Ce roman est d’un réalisme assez fou et Frédéric Mars n’hésite pas à utiliser des éléments de notre présent pour construire son futur en 2031. J’ai souri en lisant que Léa Salamé animait toujours la matinale de France Inter dans 12 ans et que Gilles Bouleau était toujours indévissable de son siège du JT. Des petits exemples parmi tant d’autres qui donnent une grande profondeur au roman et en fond une oeuvre travaillée, complète et totalement immersive.

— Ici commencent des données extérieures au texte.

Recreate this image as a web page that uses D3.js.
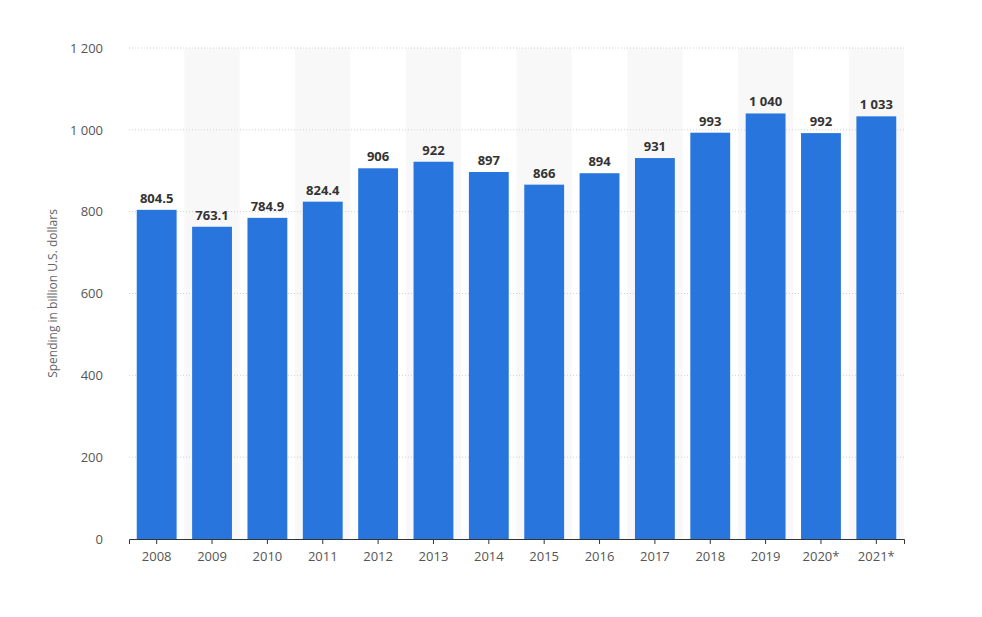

Sékou eut un dernier regard pour la barque menaçante, puis il jeta un œil sur ce point qu’avait désigné Kebe quelques instants plus tôt. Loin au sud. En direction de la mer. La petit voyait juste. L’horizon vibrait d’une activité étrange, à ses yeux inédite. Comme si une couche s’était intercalée entre le ciel gris et la surface métallique de l’océan.
Une couche qui venait vers eux, vite, très vite même, devancée par d’inquiétantes vibrations.

En bref

Avec Les marcheurs, Frédéric Mars nous avait déjà prouvé que le thriller politique était un registre qu’il maîtrisait excellemment bien. Dans La lame, l’auteur approfondit encore ce registre et nous livre une histoire d’une qualité magistrale. Une intrigue passionnante dans un cadre géopolitique on ne peut plus actuel. Une lecture à la fois divertissante et extrêmement enrichissante concernant la géopolitique de notre monde dans les mois et les années à venir. C’est un roman immersif, aux chapitres courts qu’il est bien difficile de lâcher une fois la première page tournée. Je recommande bien plus que chaudement ce thriller d’une très grande originalité et au travail de recherche extrêmement poussé.